Benjamin: For the past 15 to 20 years at least, cyberpunk has been populated by a consistently far left political slant. However, I've never exactly seen the punk movement as specifically leftist. To me punk is about counter-culture, anti-corporatism to a strong degree, and a healthy dose of almost libertarian anti big government rhetoric. Therefore, I always wondered if a cyberpunk world could be crafted where a mega corporation was actually run by good people trying to make the world better, while the government and certain interest groups caused the bulk of the problems. Shirotech as a company kind sprang out of that line of thought.
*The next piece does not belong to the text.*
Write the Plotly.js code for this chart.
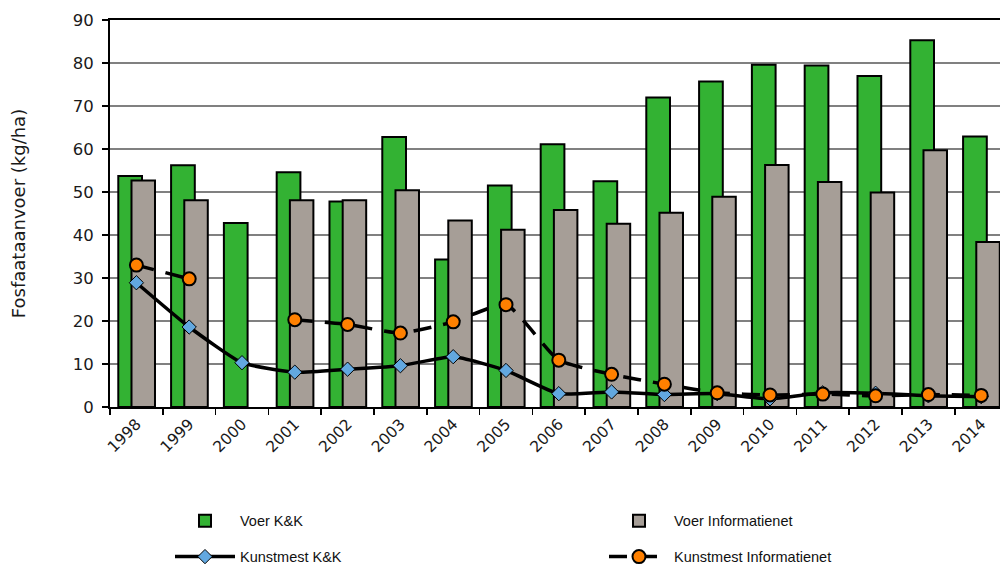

I love that cyberpunk CAN show very divisive and hyper-political issues in so many different lights and it still works within the framework of the genre. I love that every bit of a good cyberpunk story is about looking deeper than the surface, be it a robot arm or a grizzled old blade runner.
As far as Cyberpunk 2077, I am incredibly excited, and also worried. I have little faith in the AAA industry, but a lot of faith in CDPR specifically. So I guess ask me again after E3. The thing I want the most in the game is definitely a create-a-character with a boob slider.
RPGWatch: It seems that Sense will be funded. Would you like to create RPG similar to Shadowrun in the future? Or some kind of adventure/RPG with skills?
Benjamin: Probably not turn based, no, but I do love Shadowrun! It's just not my design style or something I could wrap my head around, way too many numbers and considerations. BUT! An action adventure RPG with skills and skill trees? Hell yes. In fact this is a good time to point out that Sense's post launch sales will be funding SUZAKU's next game. Wink wink nudge nudge.